Hundreds of homes and businesses sustained significant damage in the outbreak that brought hail, high winds, and rain as it skipped through the area, tossing tractor-trailer trucks into the air and injuring at least 17 people.
Many of the 6.3 million area residents were forced to scramble for safety as the storm bore down during the early afternoon, when schools and workplaces were open in the fourth most populous U.S. metropolitan area.
The early warning for the storm - the Dallas-Fort Worth International Airport was tracking the storm for more than an hour before it reached there - enabled people to get to safety, officials said.
About 22,000 homes and businesses remained without power on Wednesday morning from Texas to Louisiana, Mississippi and Oklahoma.
Some 420 American Airlines and American Eagle flights in and out of Dallas-Fort Worth International Airport had been canceled Wednesday, said Tim Smith, a company spokesman. There were 66 American planes and 26 American Eagle planes out of service, Smith said.
About 1,400 people slept in airport terminals Tuesday night after the storms and an as yet undetermined number of passengers stranded by canceled flights were directed to area hotels, airport spokesman David Magana said.
A return to normal for the airport "will be measured in days, not hours," Magana said.
About 400 flights were canceled Tuesday at the airport, the eighth busiest in the world, and 40 incoming flights diverted. At the height of the storm, passengers were herded away from windows and into stairwells and restrooms, Magana said.
The tornadoes left "three major pockets of damage" in the Lancaster area south of Dallas, the Kennedale-Arlington area and in Forney, said Jud Ladd, chief of operational services at the weather service regional headquarters in Fort Worth.
Authorities were amazed no one was killed given the intensity of the storm, the number of tornadoes and the population density of the area.
SOME INJURIES, NO DEATHS
"The fortunate thing about it is there were some injuries, but no deaths we are aware of at this point," Ladd said Wednesday morning.
It is not uncommon for the Dallas-Fort Worth area to be struck by tornadoes, but "to have storms that do this kind of damage" has probably happened five or six times since the 1950s, Ladd said.
As of Tuesday night, 10 people had been reported injured in the Lancaster area, two severely, and seven in Arlington, one critically, police said.
One tornado lifted trucks like toys in the Flying J Truck Plaza in Dallas, said truck driver Michael Glennon, who caught the destruction on his video camera as debris swirled through the air.
Sixth-grader Hailey Pellerin said she and other students had just started lunch when teachers quickly herded students back to their classrooms in their southwest Arlington elementary school.
"We had to duck and cover for two hours," she said.
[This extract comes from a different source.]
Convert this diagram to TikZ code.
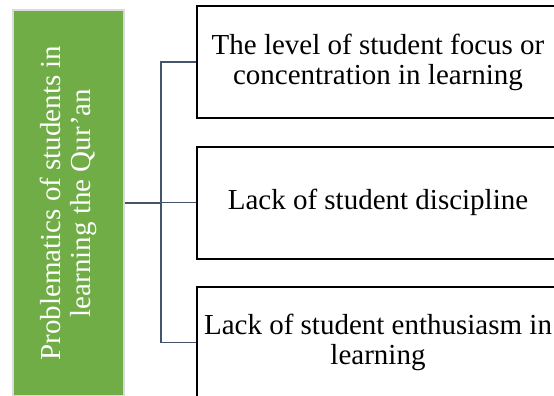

The students were seated, lined up against a wall in their classrooms and covered their heads. "The power went out so it was dark and hot."
The tornado passed about 200 yards (180 meters) from the school, her father David Pellerin said.
On Tuesday evening, the storm system moved east into Oklahoma, Arkansas and Louisiana, the weather service said.
Heavy rain pelted the New Orleans area on Tuesday night and Wednesday, producing widespread street flooding, the weather service said. Forecasts called for up to 6 inches of rain through Wednesday evening with a flash flood watch.
The U.S. tornado season started early this year. Tornadoes have been blamed for 57 deaths so far in 2012 in the Midwest and South, raising concerns this year could be a repeat of 2011, the deadliest year in nearly a century for the unpredictable storms.
In 2011, there were 550 tornado deaths, including 316 lives lost on April 27 in five southern states, and a massive tornado that killed 161 people in Joplin, Missouri, on May 22.
Tuesday's tornadoes in Texas could prove more costly than a hailstorm nearly a year ago in the Dallas area that caused more than $100 million in insured losses. That April 15, 2011, storm was less damaging in terms of hail and winds.
Insurers have already lost as much as $2 billion during the 2012 tornado season, mostly from a record March 2 outbreak. That follows record-breaking losses of $26 billion during the 2011 tornado season.